State Bohr's postulate of hydrogen atom which successfully explains the emission lines in the spectrum of hydrogen atom.
Use Rydberg formula to determine the wavelength of $H_{\alpha }$ line.
[Given: Rydberg constant $R=1.03{10}^7{m}^{-1}$]

Answer 1

Bohr's third postulate successfully explains emission lines. It states that "Whenever ever an electron jumps from one of its specified non-radiating orbit to another such orbit, it emits or absorbs a photon whose energy is equal to energy difference between the initial and final states".

Thus,

$E_i-E_f=hv=\frac{hc}{\lambda }$

The Rydberg formula for the Balmer series is given as,

$\frac{1}{\lambda }=R(\frac{1}{n_f^2}-\frac{1}{n_i^2})$

${}^{\prime }{R}^{\prime }$ is a constant called the Rydberg constant and its value is $1.03$ X

${10}^7{m}^{-1}$.

The $H_{\alpha }$ line of the Balmer series is obtained when an electron jumps to the second orbit ($n_f=2$) from the third orbit ($n_i=3$).

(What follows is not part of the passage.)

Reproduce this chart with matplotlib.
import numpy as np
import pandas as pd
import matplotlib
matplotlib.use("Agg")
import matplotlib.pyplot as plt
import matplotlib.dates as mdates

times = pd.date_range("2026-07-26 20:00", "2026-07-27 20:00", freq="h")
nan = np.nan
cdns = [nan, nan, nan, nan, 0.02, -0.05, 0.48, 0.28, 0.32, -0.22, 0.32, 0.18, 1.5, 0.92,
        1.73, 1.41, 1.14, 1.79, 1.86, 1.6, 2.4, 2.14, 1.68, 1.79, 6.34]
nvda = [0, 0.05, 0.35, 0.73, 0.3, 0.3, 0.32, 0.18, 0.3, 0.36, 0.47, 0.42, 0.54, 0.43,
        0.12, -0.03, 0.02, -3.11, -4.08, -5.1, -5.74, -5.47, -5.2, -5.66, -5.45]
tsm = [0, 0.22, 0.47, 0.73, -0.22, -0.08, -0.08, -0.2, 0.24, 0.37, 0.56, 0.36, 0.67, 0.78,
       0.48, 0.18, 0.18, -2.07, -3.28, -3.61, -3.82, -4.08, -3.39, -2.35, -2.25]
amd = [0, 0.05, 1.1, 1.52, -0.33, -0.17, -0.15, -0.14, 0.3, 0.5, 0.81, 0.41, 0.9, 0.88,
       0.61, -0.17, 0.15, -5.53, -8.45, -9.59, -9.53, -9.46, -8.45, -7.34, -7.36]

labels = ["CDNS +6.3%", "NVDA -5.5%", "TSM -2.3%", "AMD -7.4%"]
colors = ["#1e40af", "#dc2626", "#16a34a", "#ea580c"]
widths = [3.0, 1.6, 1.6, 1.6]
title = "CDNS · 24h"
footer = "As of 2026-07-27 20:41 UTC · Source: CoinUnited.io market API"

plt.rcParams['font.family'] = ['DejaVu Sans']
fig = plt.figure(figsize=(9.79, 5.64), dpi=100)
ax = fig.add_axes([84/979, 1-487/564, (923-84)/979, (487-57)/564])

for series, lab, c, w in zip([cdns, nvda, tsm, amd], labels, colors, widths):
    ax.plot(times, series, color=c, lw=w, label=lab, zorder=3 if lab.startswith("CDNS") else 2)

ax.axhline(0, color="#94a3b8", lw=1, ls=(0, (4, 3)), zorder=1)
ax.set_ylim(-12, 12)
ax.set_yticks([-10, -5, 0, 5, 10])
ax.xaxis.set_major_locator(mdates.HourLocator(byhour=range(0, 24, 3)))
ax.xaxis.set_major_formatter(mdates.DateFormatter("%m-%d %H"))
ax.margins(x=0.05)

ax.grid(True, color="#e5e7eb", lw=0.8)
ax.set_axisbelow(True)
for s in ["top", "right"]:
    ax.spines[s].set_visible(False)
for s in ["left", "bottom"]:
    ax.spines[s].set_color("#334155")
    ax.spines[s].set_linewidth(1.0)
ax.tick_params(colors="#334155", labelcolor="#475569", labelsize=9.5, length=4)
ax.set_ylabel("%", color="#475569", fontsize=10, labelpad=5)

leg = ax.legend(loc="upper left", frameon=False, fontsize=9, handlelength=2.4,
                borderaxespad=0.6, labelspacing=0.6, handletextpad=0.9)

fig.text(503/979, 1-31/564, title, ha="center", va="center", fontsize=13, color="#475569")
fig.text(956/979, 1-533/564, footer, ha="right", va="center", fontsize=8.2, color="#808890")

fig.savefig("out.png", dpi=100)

$\frac{1}{\lambda }=1.03$ X ${10}^7(\frac{1}{2^2}-\frac{1}{3^2})$

$\frac{1}{\lambda }=1.03$ X ${10}^7(\frac{1}{4}-\frac{1}{9})$

$\frac{1}{\lambda }=1.03$ X ${10}^7\left(\frac{9-4}{9\ast 4}\right)$

$\frac{1}{\lambda }=1.03$ X ${10}^7\left(\frac{5}{36}\right)$

$\lambda =6.99$ X ${10}^{-}7$

$\lambda =699$ X ${10}^{-2}$ X ${10}^{-7}$

$\lambda =699nm$

The value of $\lambda$ lies in the visible region.